Mad Honey is a story about different types of love: romantic love, the love of a parent for a child, and self-love and acceptance. It’s also a coming of age and identity story. This new book by Jodi Picoult and Jennifer Finney Boylan was a typical Picoult book in some ways but not in others. Find out what I thought in my Review of Mad Honey.
Mad Honey by Jodi Picoult and Jennifer Finney Boylan
To be published on October 4 2022 by Ballantine Books
Thanks to the publisher for providing me an advance copy of the book for review.
Synopsis of Mad Honey
Olivia McAfee knows what it feels like to start over. Her picture-perfect life in Boston, married to a surgeon and raising a beautiful son, ended when her husband revealed a darker side.
Olivia never imagined she would end up back in her sleepy New Hampshire hometown, taking over her father’s beekeeping business.
Lily Campanello is also familiar with do-overs. When she and her mom relocate to New Hampshire for her final year of high school, they both hope it will be a fresh start.
For a short while, these new beginnings are exactly what Olivia and Lily need. Then Olivia’s son Asher falls for the new girl in school, and Lily can’t help but fall for him, too. With Ash, she feels happy for the first time. Yet at times, she wonders if she can she trust him.
Then one day, Olivia receives a phone call: Lily is dead, and Asher is being questioned by the police. Olivia is adamant that her son is innocent. But she would be lying if she didn’t acknowledge that, as the case against him unfolds, she realizes he’s hidden more than he’s shared with her.
Review of Mad Honey
If you’ve read one of Jodi Picoult’s many books, there is much about Mad Honey that will feel familiar to you. Picoult’s books usually have multiple points of view and typically look at some sort of fraught issue.
She’s written about parents who conceive a child to serve as a bone marrow donor for her sick sibling, a Black nurse who is charged with trying to revive a dying baby after her white supremacist parents forbid her to touch their child, and a school shooting.
Her books also often have some sort of a surprising revelation. Mad Honey definitely did. Since the synopsis doesn’t mention it, I am not going to mention it either, even though many other reviewers have. That reveal genuinely surprised me, and I think that going into the book NOT knowing about it made my reading experience a better one.
So, without spoilers (and don’t worry, we can talk about ALL those in my Spoiler Discussion Post for Mad Honey) there were some things about the book that I really loved:
I really loved Lily’s POV.
Given that, as the synopsis reveals, Lily is dead in the book’s present, I thought having her POV in the past was what really made the book shine for me. I can’t say that I really liked all the other characters that much.
I liked the beekeeping stuff … to a point.
While I don’t know that much about beekeeping, I found most of the information really fascinating. Though there was a moment toward the end when I reached my saturation point on it.
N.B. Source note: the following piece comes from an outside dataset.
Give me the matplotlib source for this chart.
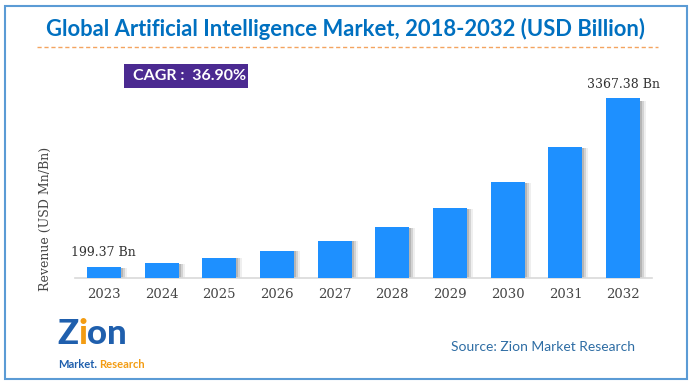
import matplotlib
matplotlib.use("Agg")
import matplotlib.pyplot as plt
from matplotlib.patches import Rectangle
import matplotlib.transforms as mtransforms

years = ["2023", "2024", "2025", "2026", "2027", "2028", "2029", "2030", "2031", "2032"]
revenue = [199.37, 273, 374, 512, 700, 958, 1312, 1796, 2460, 3367.38]
first_label = "199.37 Bn"
last_label = "3367.38 Bn"
title = "Global Artificial Intelligence Market, 2018-2032 (USD Billion)"
cagr = "CAGR :  36.90%"
ylabel = "Revenue (USD Mn/Bn)"
source = "Source: Zion Market Research"

W, H = 692, 384
fig = plt.figure(figsize=(W / 100, H / 100), dpi=100)
fig.patch.set_facecolor("white")

def fx(px):
    return px / W

def fy(py):
    return 1 - py / H

# border
fig.add_artist(Rectangle((fx(5), fy(379)), fx(682), 373 / H, transform=fig.transFigure,
                         fill=False, edgecolor="#5B9BD5", linewidth=1.5))

# title
fig.text(fx(345), fy(29), title, ha="center", va="center", fontsize=15.8,
         fontweight="bold", color="#0070C0", family="Lato")
# dashed line
fig.add_artist(plt.Line2D([fx(37), fx(658)], [fy(47), fy(47)], transform=fig.transFigure,
                          color="#F4A460", linewidth=1.0, linestyle=(0, (3, 2))))

# axes
ax_left, ax_right, ax_bottom, ax_top = 75, 652, 278, 60
ax = fig.add_axes([fx(ax_left), fy(ax_bottom), fx(ax_right - ax_left), (ax_bottom - ax_top) / H])
ymax = revenue[-1] * (ax_bottom - ax_top) / (ax_bottom - 98)
ax.set_ylim(0, ymax)
ax.set_xlim(-0.5, len(years) - 0.5)
x = list(range(len(years)))

# shadows
for dx, a in [(2, 0.35), (4, 0.25), (6, 0.12)]:
    off = mtransforms.offset_copy(ax.transData, fig=fig, x=dx, y=0, units="dots")
    ax.bar(x, [v * 0.985 for v in revenue], width=0.59, color="#808080", alpha=a,
           transform=off, zorder=1, linewidth=0)
ax.bar(x, revenue, width=0.59, color="#1E90FF", zorder=3, linewidth=0)

for s in ["top", "right", "left"]:
    ax.spines[s].set_visible(False)
ax.spines["bottom"].set_color("#D9D9D9")
ax.spines["bottom"].set_linewidth(1.2)
ax.set_yticks([])
ax.set_xticks(x)
ax.set_xticklabels(years, fontsize=9.5, color="#454545", family="DejaVu Serif")
ax.tick_params(axis="x", length=0, pad=7)

ax.annotate(first_label, (0, revenue[0]), xytext=(0, 6), textcoords="offset points",
            ha="center", va="bottom", fontsize=9, color="#333333", family="DejaVu Serif")
ax.annotate(last_label, (9, revenue[-1]), xytext=(0, 5), textcoords="offset points",
            ha="center", va="bottom", fontsize=9, color="#333333", family="DejaVu Serif")

fig.text(fx(45), fy(219), ylabel, rotation=90, ha="center", va="center", fontsize=9,
         color="#454545", family="DejaVu Serif")

# CAGR box
fig.add_artist(Rectangle((fx(124), fy(88)), fx(124), 24 / H, transform=fig.transFigure,
                         facecolor="#4B2A91", edgecolor="none"))
fig.text(fx(190), fy(76.5), cagr, ha="center", va="center", fontsize=11.5, fontweight="bold",
         color="white", family="Lato")

# source
fig.text(fx(543), fy(347), source, ha="center", va="center", fontsize=10,
         color="#2E6DA4", family="Lato")

# logo approximation
zy = 334
fig.text(fx(57), fy(zy), "Z", ha="left", va="center", fontsize=25, fontweight="black",
         color="#1F5FAD", family="Lato")
fig.text(fx(78), fy(zy), "i", ha="left", va="center", fontsize=25, fontweight="black",
         color="#F39C12", family="Lato")
fig.text(fx(87), fy(zy), "on", ha="left", va="center", fontsize=25, fontweight="black",
         color="#1F5FAD", family="Lato")
t1 = fig.text(fx(58), fy(364), "Market.", ha="left", va="center", fontsize=8, fontweight="bold",
              color="#1F5FAD", family="Lato")
fig.canvas.draw()
bb = t1.get_window_extent()
fig.text((bb.x1 + 2) / W, fy(364), "Research", ha="left", va="center", fontsize=8,
         fontweight="bold", color="#F39C12", family="Lato")

fig.savefig("out.png", dpi=100, facecolor="white")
At that point, I felt that using it as a metaphor on absolutely everything went a little too far.
I was genuinely curious about what happened to Lily.
But I would NOT call this a thriller or a courtroom thriller.
I think it’s a bit of a stretch to call it Mad Honey a mystery. The book doesn’t really present any viable suspects presented. We don’t see any investigation of what happened to Lily, just jump from her death right into the courtroom. Some readers on my discussion post of Mad Honey felt that the legal aspects were a bit sketchy. But let’s discuss that in my Spoiler Post!
And then there were things I liked a lot less:
I was a little disappointed in the ending. The book seemed to be coming to an ending that was interesting and made sense, and then all of a sudden there was this other, final ending that I didn’t feel was adequately set up.
I didn’t connect at all with Olivia. Probably based on my own personal experiences with similar personalities, but I felt she thought she was close to her son and then all I saw was that she just cared about the bees. To an obsessive degree, honestly.
Are you reading this? Tell me in comments.
I want to hear what YOU thought! If you have spoilers thoughts to share, please come to my Spoiler Discussion Post for Mad Honey and let’s hash it all out.
This story felt flat. At no point did I think Asher killed Lily, because they were too many coincidences between him and his father and the fingers all pointed to him. It couldn’t be that easy. The characters were bland and the plot was predictable. The bee info was interesting Especially how it correlated with the story. But then I got to be way too much, overkill on the bee comparisons!
Sadly I agree. I think this story had tons of potential and I really enjoyed Lily’s narrative. As a mystery, this didn’t work for me because the identity of the killer made no sense. As a courtroom drama, this made no sense to me as the investigation didn’t seem thorough and the evidence wasn’t there. Maybe just sticking to the bees, Asher and Lily’s relationship and Olivia’s recovery from her abuse was enough..
I can’t put all my thoughts here so hope you will consider joining the Mad Honey Spoiler Discussion!
I agree about the ending. For being Asher’s best friend Maya didn’t seem at all remorseful for what she put him thru. Would she have come forward if he’d been sentenced to life in prison? More time needed to be spent on Maya in the end and less on the bees.